Style Weekly: Your body of work is unique in that it accommodates both comedy and drama, allowing for you to take on weighty subjects through text and art. … How did you come to choose this art form?

Ruiz: Since I was a kid, drawing has been my way of slowing down my brain and processing emotions and events, sometimes while they’re happening and sometimes long after. Being an observer gives me a role. It gets me out of my own head so that I can empathize with the people around me. I draw in public. As I developed as an artist, I started to notice that if I paid attention to the intuitive voice inside of me that pointed at things that resonated, and grabbed on to those moments or ideas, the work I made was more impactful.

An Elizabeth Warren drawing of yours went viral during the elections, giving you a national platform. Can you speak to that experience and how politics play a role in your work?

That was the wildest thing that’s ever happened to me. I love Elizabeth Warren and so when I kept hearing the same sentiment over and over during the primaries, that people loved her policies but didn’t think she was electable, I felt angry. I couldn’t really let it go, so I decided to make a drawing and write an essay explaining that if all of the people who wanted to vote for her did, she was electable.

I’m not a political artist – my work is fairly personal in nature. I believe in the endless capacity of humans to transform and grow, and I believe in the power of art and storytelling to break down barriers and usher in revolution. Those are my politics and I know that my success thus far has been a result of my commitment to those ideals.

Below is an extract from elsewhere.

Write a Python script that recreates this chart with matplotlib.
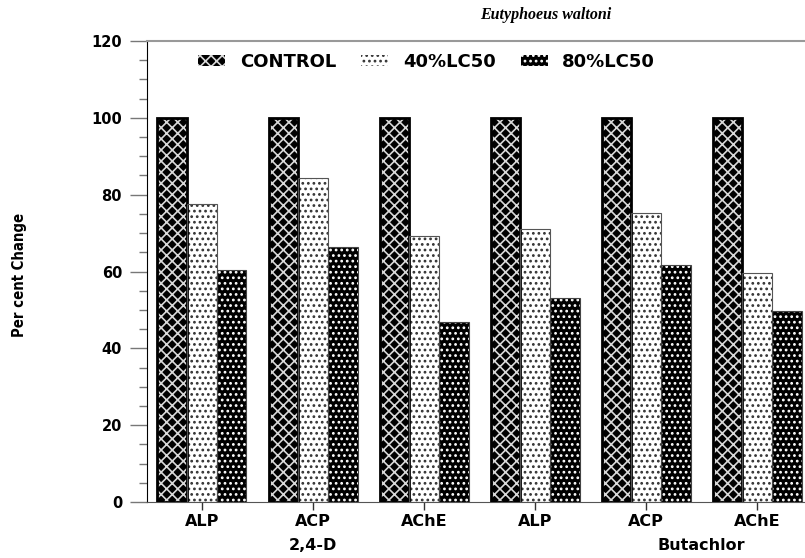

How has the pandemic affected your work and do you see a point in which artists can thrive in this environment?

I’m a single mom with primary custody of a 4- and a 6-year-old, so I’ve been homeschooling and solo parenting pretty much 24/7 since last March. While I have certainly not been thriving, I have also never been more acutely aware of the inequities of our society and my own privilege. This crisis has made it clear that we have many gaping holes in our safety net as a country and until we support our citizens, thriving will be a concept reserved for the rich.

Despite the struggle though, every artist I know is on fire, head down, creating something or ruminating on something they will create soon. I can’t wait to see what they make.

How does motherhood and creativity intersect for you as artist?

The goal of my first book with Beth Newell was to create a manual for women that shed light on the parts of motherhood that are not often talked about, in order to help new moms feel understood and seen during a time of intense transformation. We wanted to speak to the difficult parts that our society hides from women until they are blindsided by it, but also the transcendent and holy and powerful parts of stepping into motherhood that are talked about even less. Motherhood was when I saw my own raw power, when I began to trust my own voice and the things it wanted to say. All female-identifying folks, whether they choose to procreate or not, have this moment of reckoning with their own power in a world that is so afraid of it.

In what ways has Richmond provided opportunity for you as an artist, and do you see the city embracing the arts as we move forward after so many great divisions have been exposed within our community over the past four years?

In Richmond, artists support other artists. I found a progressive and incredibly supportive community at Studio Two Three in Scott’s Addition, the printmaking studio and school where I wrote my first book. The new Lee monument is my favorite piece of art in Richmond’s collection. I hope that, someday, the former capital of the Confederacy will collectively embrace art because of its power to transform us, so that we can write the next chapter of our history together, painting messages of love and hope and healing over relics of a fallen hate mob who lost the war.